(Charts and diagrams as code)
.....
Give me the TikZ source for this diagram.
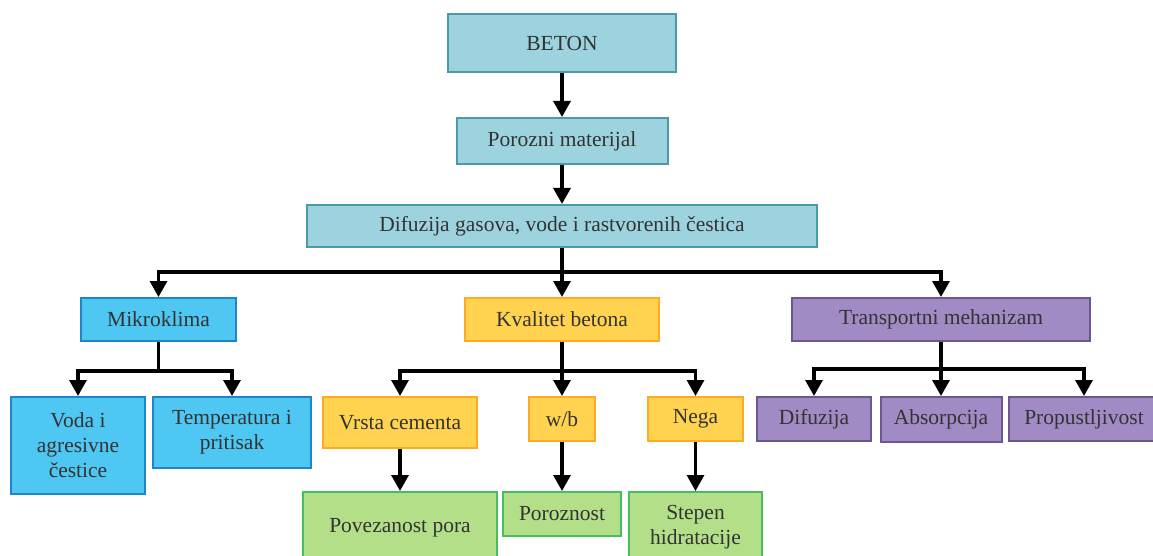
\documentclass[tikz,border=0pt]{standalone}
\usepackage{fontspec}
\setmainfont{Liberation Serif}
\usepackage{tikz}
\usetikzlibrary{arrows.meta}
\usetikzlibrary{positioning}
\definecolor{textgray}{HTML}{333333}
\definecolor{tealfill}{HTML}{9DD3DF}
\definecolor{tealline}{HTML}{4A9AAA}
\definecolor{skyfill}{HTML}{4EC7F3}
\definecolor{skyline}{HTML}{1C86C6}
\definecolor{goldfill}{HTML}{FFD34F}
\definecolor{goldline}{HTML}{FFAA22}
\definecolor{violetfill}{HTML}{A08BC5}
\definecolor{violetline}{HTML}{6A5690}
\definecolor{greenfill}{HTML}{B3DF88}
\definecolor{greenline}{HTML}{45BE5E}
\tikzstyle{box} = [
    rectangle, 
    text=textgray, 
    font=\fontsize{21.5}{25}\selectfont, 
    line width=2pt, 
    align=center, 
    inner sep=0pt
]
\tikzstyle{teal_box} = [box, draw=tealline, fill=tealfill]
\tikzstyle{sky_box} = [box, draw=skyline, fill=skyfill]
\tikzstyle{gold_box} = [box, draw=goldline, fill=goldfill]
\tikzstyle{violet_box} = [box, draw=violetline, fill=violetfill]
\tikzstyle{green_box} = [box, draw=greenline, fill=greenfill]
\tikzstyle{link} = [
    draw=black, 
    line width=3.2pt, 
    -{Triangle[width=17pt, length=16pt]}
]

\begin{document}
\begin{tikzpicture}[x=1pt, y=-1pt]
\useasboundingbox (0,0) rectangle (1153,556);
\clip (0,0) rectangle (1153,556);

% top chain
\node [teal_box, minimum width=228pt, minimum height=58pt] (beton) at (562,43) {BETON};
\node [teal_box, minimum width=211pt, minimum height=46pt] (porozni) at (562,141) {Porozni materijal};
\node [teal_box, minimum width=510pt, minimum height=42pt] (difuzija) at (562,226) {Difuzija gasova, vode i rastvorenih čestica};

% second level
\node [sky_box, minimum width=155pt, minimum height=43pt] (mikro) at (158.5,319.5) {Mikroklima};
\node [gold_box, minimum width=194pt, minimum height=43pt] (kvalitet) at (562,319.5) {Kvalitet betona};
\node [violet_box, minimum width=298pt, minimum height=43pt] (transport) at (941,319.5) {Transportni mehanizam};

% third level
\node [sky_box, minimum width=134pt, minimum height=97pt] (voda) at (78,445.5) {Voda i\\agresivne\\čestice};
\node [sky_box, minimum width=158pt, minimum height=71pt] (temp) at (232,432.5) {Temperatura i\\pritisak};
\node [gold_box, minimum width=154pt, minimum height=51pt] (vrsta) at (400,422.5) {Vrsta cementa};
\node [gold_box, minimum width=66pt, minimum height=44pt] (wb) at (562,419) {w/b};
\node [gold_box, minimum width=95pt, minimum height=44pt] (nega) at (695.5,419) {Nega};
\node [violet_box, minimum width=114pt, minimum height=44pt] (difz) at (814,419) {Difuzija};
\node [violet_box, minimum width=121pt, minimum height=45pt] (absorp) at (941,419.5) {Absorpcija};
\node [violet_box, minimum width=150pt, minimum height=44pt] (propust) at (1084,419) {Propustljivost};

% fourth level
\node [green_box, minimum width=194pt, minimum height=71pt] (povez) at (400,527.5) {Povezanost pora};
\node [green_box, minimum width=118pt, minimum height=44pt] (poroz) at (562,514) {Poroznost};
\node [green_box, minimum width=133pt, minimum height=71pt] (stepen) at (695.5,527.5) {Stepen\\hidratacije};

\draw [link] (beton) -- (porozni);
\draw [link] (porozni) -- (difuzija);

\draw [link] (difuzija.south) -- ++(0,24) -| (mikro.north);
\draw [link] (difuzija.south) -- (kvalitet.north);
\draw [link] (difuzija.south) -- ++(0,24) -| (transport.north);

\draw [link] (mikro.south) -- ++(0,29) -| (voda.north);
\draw [link] (mikro.south) -- ++(0,29) -| (temp.north);

\draw [link] (kvalitet.south) -- ++(0,29) -| (vrsta.north);
\draw [link] (kvalitet.south) -- (wb.north);
\draw [link] (kvalitet.south) -- ++(0,29) -| (nega.north);

\draw [link] (transport.south) -- ++(0,27) -| (difz.north);
\draw [link] (transport.south) -- (absorp.north);
\draw [link] (transport.south) -- ++(0,27) -| (propust.north);

\draw [link] (vrsta) -- (povez);
\draw [link] (wb) -- (poroz);
\draw [link] (nega) -- (stepen);
\end{tikzpicture}
\end{document}
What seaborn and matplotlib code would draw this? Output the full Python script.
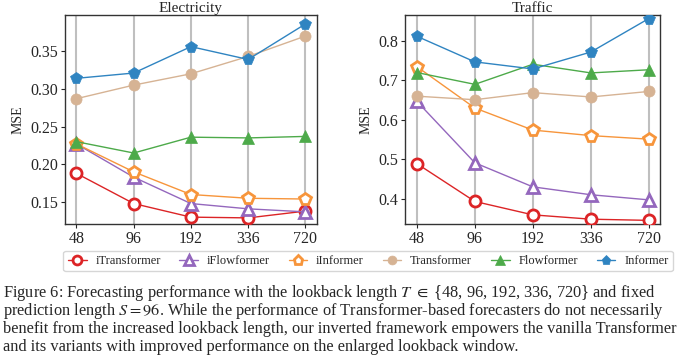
.....
Quote the data above in full, leaving out the pictures it holds.

Give me the TikZ source for this diagram.
\documentclass[tikz,border=0pt]{standalone}
\usepackage{fontspec}
\setmainfont{Liberation Serif}
\usepackage{tikz}
\usetikzlibrary{arrows.meta}
\usetikzlibrary{positioning}
\definecolor{textgray}{HTML}{333333}
\definecolor{tealfill}{HTML}{9DD3DF}
\definecolor{tealline}{HTML}{4A9AAA}
\definecolor{skyfill}{HTML}{4EC7F3}
\definecolor{skyline}{HTML}{1C86C6}
\definecolor{goldfill}{HTML}{FFD34F}
\definecolor{goldline}{HTML}{FFAA22}
\definecolor{violetfill}{HTML}{A08BC5}
\definecolor{violetline}{HTML}{6A5690}
\definecolor{greenfill}{HTML}{B3DF88}
\definecolor{greenline}{HTML}{45BE5E}
\tikzstyle{box} = [
    rectangle, 
    text=textgray, 
    font=\fontsize{21.5}{25}\selectfont, 
    line width=2pt, 
    align=center, 
    inner sep=0pt
]
\tikzstyle{teal_box} = [box, draw=tealline, fill=tealfill]
\tikzstyle{sky_box} = [box, draw=skyline, fill=skyfill]
\tikzstyle{gold_box} = [box, draw=goldline, fill=goldfill]
\tikzstyle{violet_box} = [box, draw=violetline, fill=violetfill]
\tikzstyle{green_box} = [box, draw=greenline, fill=greenfill]
\tikzstyle{link} = [
    draw=black, 
    line width=3.2pt, 
    -{Triangle[width=17pt, length=16pt]}
]

\begin{document}
\begin{tikzpicture}[x=1pt, y=-1pt]
\useasboundingbox (0,0) rectangle (1153,556);
\clip (0,0) rectangle (1153,556);

% top chain
\node [teal_box, minimum width=228pt, minimum height=58pt] (beton) at (562,43) {BETON};
\node [teal_box, minimum width=211pt, minimum height=46pt] (porozni) at (562,141) {Porozni materijal};
\node [teal_box, minimum width=510pt, minimum height=42pt] (difuzija) at (562,226) {Difuzija gasova, vode i rastvorenih čestica};

% second level
\node [sky_box, minimum width=155pt, minimum height=43pt] (mikro) at (158.5,319.5) {Mikroklima};
\node [gold_box, minimum width=194pt, minimum height=43pt] (kvalitet) at (562,319.5) {Kvalitet betona};
\node [violet_box, minimum width=298pt, minimum height=43pt] (transport) at (941,319.5) {Transportni mehanizam};

% third level
\node [sky_box, minimum width=134pt, minimum height=97pt] (voda) at (78,445.5) {Voda i\\agresivne\\čestice};
\node [sky_box, minimum width=158pt, minimum height=71pt] (temp) at (232,432.5) {Temperatura i\\pritisak};
\node [gold_box, minimum width=154pt, minimum height=51pt] (vrsta) at (400,422.5) {Vrsta cementa};
\node [gold_box, minimum width=66pt, minimum height=44pt] (wb) at (562,419) {w/b};
\node [gold_box, minimum width=95pt, minimum height=44pt] (nega) at (695.5,419) {Nega};
\node [violet_box, minimum width=114pt, minimum height=44pt] (difz) at (814,419) {Difuzija};
\node [violet_box, minimum width=121pt, minimum height=45pt] (absorp) at (941,419.5) {Absorpcija};
\node [violet_box, minimum width=150pt, minimum height=44pt] (propust) at (1084,419) {Propustljivost};

% fourth level
\node [green_box, minimum width=194pt, minimum height=71pt] (povez) at (400,527.5) {Povezanost pora};
\node [green_box, minimum width=118pt, minimum height=44pt] (poroz) at (562,514) {Poroznost};
\node [green_box, minimum width=133pt, minimum height=71pt] (stepen) at (695.5,527.5) {Stepen\\hidratacije};

\draw [link] (beton) -- (porozni);
\draw [link] (porozni) -- (difuzija);

\draw [link] (difuzija.south) -- ++(0,24) -| (mikro.north);
\draw [link] (difuzija.south) -- (kvalitet.north);
\draw [link] (difuzija.south) -- ++(0,24) -| (transport.north);

\draw [link] (mikro.south) -- ++(0,29) -| (voda.north);
\draw [link] (mikro.south) -- ++(0,29) -| (temp.north);

\draw [link] (kvalitet.south) -- ++(0,29) -| (vrsta.north);
\draw [link] (kvalitet.south) -- (wb.north);
\draw [link] (kvalitet.south) -- ++(0,29) -| (nega.north);

\draw [link] (transport.south) -- ++(0,27) -| (difz.north);
\draw [link] (transport.south) -- (absorp.north);
\draw [link] (transport.south) -- ++(0,27) -| (propust.north);

\draw [link] (vrsta) -- (povez);
\draw [link] (wb) -- (poroz);
\draw [link] (nega) -- (stepen);
\end{tikzpicture}
\end{document}
What seaborn and matplotlib code would draw this? Output the full Python script.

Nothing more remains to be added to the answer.